The second possibility is more terrifying – which is that the world now is genuinely too broken – too awful, too complicated, too fraught with real difficulty and danger – for children to be able to negotiate it alone and be expected to make it safely to adulthood. I have already had more conversations – just casually, over homework or tea as things come up on the news, or in the social studies curriculum, or (increasingly) via WhatsApp, Tiktok or some other part of the greatest unregulated experiment ever conducted on humanity, which we know as the internet – about child neglect and abuse, esoteric sexual practices and perversions, the unspeakable things people will do to each other in the name of religion, the terrible treatment of women and an uncountable number of other things my parents never had to contemplate as part of my preparation for life.
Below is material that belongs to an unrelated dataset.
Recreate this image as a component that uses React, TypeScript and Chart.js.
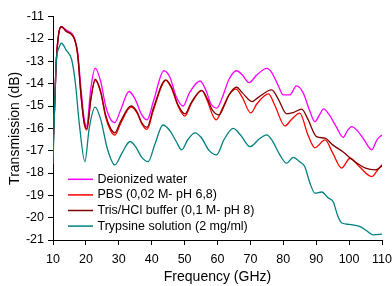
import React, { useEffect, useRef } from "react";
import { Chart, registerables } from "chart.js";

Chart.register(...registerables);

// ---- data ----
const seriesLabels = [
  "Deionized water",
  "PBS (0,02 M- pH 6,8)",
  "Tris/HCl buffer (0,1 M- pH 8)",
  "Trypsine solution (2 mg/ml)",
];
const seriesColors = ["#ff00ff", "#ff0000", "#800000", "#008080"];

const xTickValues = [10, 20, 30, 40, 50, 60, 70, 80, 90, 100, 110];
const yTickValues = [-11, -12, -13, -14, -15, -16, -17, -18, -19, -20, -21];

const waterFreq = [10, 10.5, 11, 11.7, 12.5, 14, 16.5, 17.5, 18.5, 19.5, 20.2, 21.5, 22.8, 24.5, 26, 27.5, 28.8, 30.5, 33.1, 35, 37, 38.6, 40.5, 43.7, 45.5, 47.5, 49.5, 51.5, 54.7, 56.5, 58, 59.8, 61.5, 63.5, 65.8, 67.5, 69.6, 72, 75, 76.5, 78.5, 80, 82, 84, 86, 88, 89.6, 91, 92.2, 94, 96, 98.2, 99.5, 100.8, 102.5, 104.5, 106.9, 108.5, 110];
const waterDb = [-16.6, -15, -13, -11.8, -11.45, -11.6, -11.95, -12.6, -14.2, -15.6, -15.9, -14.2, -13.3, -13.9, -15.0, -15.6, -15.74, -15.2, -14.35, -14.7, -15.4, -15.62, -14.8, -13.42, -13.7, -14.6, -15.0, -14.4, -13.88, -14.3, -14.9, -15.09, -14.6, -13.8, -13.42, -13.6, -13.95, -13.6, -13.31, -13.5, -14.1, -14.5, -14.5, -14.1, -14.4, -15.2, -15.7, -15.4, -15.13, -15.4, -15.9, -16.4, -16.1, -15.92, -16.1, -16.5, -16.96, -16.5, -16.3];

const pbsFreq = [10, 10.5, 11, 11.7, 12.5, 14, 16.5, 17.5, 18.5, 19.5, 20.3, 21.5, 22.8, 24.5, 26, 27.5, 28.8, 30.5, 33.7, 35.5, 37, 38.6, 40.5, 44.3, 46, 48, 50.1, 52, 55.2, 57, 58.5, 59.6, 61.5, 63.5, 65.6, 67.5, 70.1, 72, 75.5, 77.5, 80.5, 82.5, 85, 87.5, 89.6, 92.7, 95, 97.7, 100.3, 103, 106.9, 108.5, 110];
const pbsDb = [-16.9, -15, -13, -11.8, -11.45, -11.65, -12.0, -12.7, -14.5, -15.8, -16.07, -14.7, -13.85, -14.4, -15.5, -16.1, -16.3, -15.8, -15.05, -15.3, -15.8, -16.05, -15.2, -13.85, -14.2, -15.0, -15.45, -14.9, -14.31, -14.8, -15.4, -15.62, -15.1, -14.5, -14.24, -14.6, -15.31, -14.9, -14.46, -15.0, -15.89, -15.6, -15.32, -16.3, -16.87, -16.52, -17.1, -17.78, -17.34, -17.7, -18.16, -17.9, -17.63];

const trisFreq = [10, 10.5, 11, 11.7, 12.5, 14, 16.5, 17.5, 18.5, 19.5, 20.3, 21.5, 22.8, 24.5, 26, 27.5, 28.8, 30.5, 33.7, 35.5, 37, 38.6, 40.5, 44.3, 46, 48, 50.1, 52, 55.2, 57, 58.5, 60.5, 62, 63.5, 65.8, 67.5, 70.5, 72.5, 76.5, 78.5, 81, 83, 85.6, 87.5, 90.1, 92.7, 95, 98, 101, 105, 108, 110];
const trisDb = [-17.2, -15, -13, -11.8, -11.45, -11.65, -12.0, -12.7, -14.5, -15.75, -16.0, -14.7, -13.8, -14.35, -15.4, -16.0, -16.2, -15.7, -15.0, -15.25, -15.75, -15.95, -15.1, -13.83, -14.15, -14.95, -15.35, -14.85, -14.3, -14.7, -15.2, -15.4, -15.0, -14.5, -14.16, -14.4, -14.8, -14.6, -14.28, -14.7, -15.35, -15.3, -15.14, -15.6, -16.37, -16.44, -16.74, -17.04, -17.41, -17.78, -17.86, -17.68];

const trypFreq = [10, 10.5, 11, 11.8, 12.6, 14, 15.7, 16.8, 18, 19.7, 21, 22.8, 24.5, 26.5, 28.8, 31, 33.4, 35, 37, 38.9, 41, 43.4, 45.5, 47.5, 49.1, 51, 53.2, 55, 57.5, 59.7, 62, 64.8, 67, 69.9, 72.5, 75, 76.5, 79, 81, 83, 85, 86.5, 88.1, 89.6, 91.7, 93.5, 95.2, 96.5, 97.8, 100, 103.3, 105, 107.4, 110];
const trypDb = [-17.6, -15, -13, -12.4, -12.19, -12.5, -12.94, -13.97, -15.8, -17.49, -16.0, -15.05, -15.6, -16.9, -17.64, -17.1, -16.59, -16.8, -17.3, -17.49, -16.7, -15.85, -16.1, -16.6, -16.96, -16.5, -16.2, -16.4, -17.0, -17.19, -16.5, -16.0, -16.3, -16.82, -16.5, -16.29, -16.52, -17.2, -17.56, -17.3, -17.5, -17.71, -18.45, -18.9, -18.85, -19.1, -19.3, -19.9, -20.24, -20.3, -20.4, -20.55, -20.77, -20.74];

const seriesFreqs = [waterFreq, pbsFreq, trisFreq, trypFreq];
const seriesValues = [waterDb, pbsDb, trisDb, trypDb];

const FONT = '"Liberation Sans", Arial, sans-serif';

const insideLegend = {
  id: "insideLegend",
  afterDatasetsDraw(chart: any) {
    const { ctx, chartArea } = chart;
    ctx.save();
    ctx.font = `12.5px ${FONT}`;
    ctx.textBaseline = "middle";
    ctx.textAlign = "left";
    chart.data.datasets.forEach((ds: any, i: number) => {
      const y = chartArea.top + 162.6 + i * 15.6;
      const x0 = chartArea.left + 15;
      ctx.strokeStyle = ds.borderColor;
      ctx.lineWidth = 1.5;
      ctx.beginPath();
      ctx.moveTo(x0, y);
      ctx.lineTo(x0 + 25, y);
      ctx.stroke();
      ctx.fillStyle = "#000";
      ctx.fillText(ds.label, x0 + 29.5, y);
    });
    ctx.restore();
  },
};

export default function App() {
  const ref = useRef<HTMLCanvasElement | null>(null);

  useEffect(() => {
    document.body.style.margin = "0";
    const canvas = ref.current;
    if (!canvas) return;
    const datasets = seriesLabels.map((label, i) => ({
      label,
      data: seriesFreqs[i].map((f, j) => ({ x: f, y: seriesValues[i][j] })),
      borderColor: seriesColors[i],
      backgroundColor: seriesColors[i],
      borderWidth: 1.3,
      pointRadius: 0,
      fill: false,
      cubicInterpolationMode: "monotone" as const,
      order: 4 - i,
    }));

    const chart = new Chart(canvas, {
      type: "line",
      data: { datasets },
      plugins: [insideLegend],
      options: {
        responsive: false,
        animation: false,
        devicePixelRatio: 1,
        layout: { padding: { left: 0, right: 10, top: 16.7, bottom: 0 } },
        plugins: { legend: { display: false }, tooltip: { enabled: false } },
        scales: {
          x: {
            type: "linear",
            min: 10,
            max: 110,
            afterFit: (s: any) => {
              s.height = 46;
              s.paddingLeft = 0;
              s.paddingRight = 0;
            },
            afterBuildTicks: (s: any) => {
              s.ticks = xTickValues.map((v) => ({ value: v }));
            },
            ticks: {
              color: "#000",
              padding: 7,
              maxRotation: 0,
              autoSkip: false,
              font: { family: FONT, size: 12.5 },
            },
            grid: {
              display: true,
              drawOnChartArea: false,
              drawTicks: true,
              tickLength: 5,
              color: "#000",
            },
            border: { display: true, color: "#000", width: 1 },
            title: {
              display: true,
              text: "Frequency (GHz)",
              color: "#000",
              font: { family: FONT, size: 14 },
              padding: { top: 0, bottom: 0 },
            },
          },
          y: {
            type: "linear",
            min: -21,
            max: -11,
            afterFit: (s: any) => {
              s.width = 53;
              s.paddingTop = 0;
              s.paddingBottom = 0;
            },
            afterBuildTicks: (s: any) => {
              s.ticks = yTickValues.map((v) => ({ value: v }));
            },
            ticks: {
              color: "#000",
              padding: 4,
              autoSkip: false,
              font: { family: FONT, size: 12.5 },
            },
            grid: {
              display: true,
              drawOnChartArea: false,
              drawTicks: true,
              tickLength: 5,
              color: "#000",
            },
            border: { display: true, color: "#000", width: 1 },
            title: {
              display: true,
              text: "Transmission (dB)",
              color: "#000",
              font: { family: FONT, size: 14 },
              padding: { top: 7, bottom: 0 },
            },
          },
        },
      },
    });
    return () => chart.destroy();
  }, []);

  return (
    <div style={{ width: 392, height: 286 }}>
      <canvas ref={ref} width={392} height={286} style={{ display: "block" }} />
    </div>
  );
}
So, no, teens cannot be left to work it all out alone, any more than they could be left to change their own nappies or puree their own carrots back in the day. If I had a proper job (instead of typing at the kitchen table at all hours in stained joggers and T-shirt), I would already be testing the waters with my employer in fearful preparation. Even if they have become – even if we have made them – monsters in the intervening years, to close our eyes to their reality would be as much a dereliction of duty now as it would have been to walk away from a dirty nappy or push a raw steak at a yelling newborn and telling him to get on with it. I suspect that “teen-ternity leave” is an idea whose time, in the absence of massive political, economic, sociosexual and technological reform, has sadly come. But we have got, got, GOT to find a better name.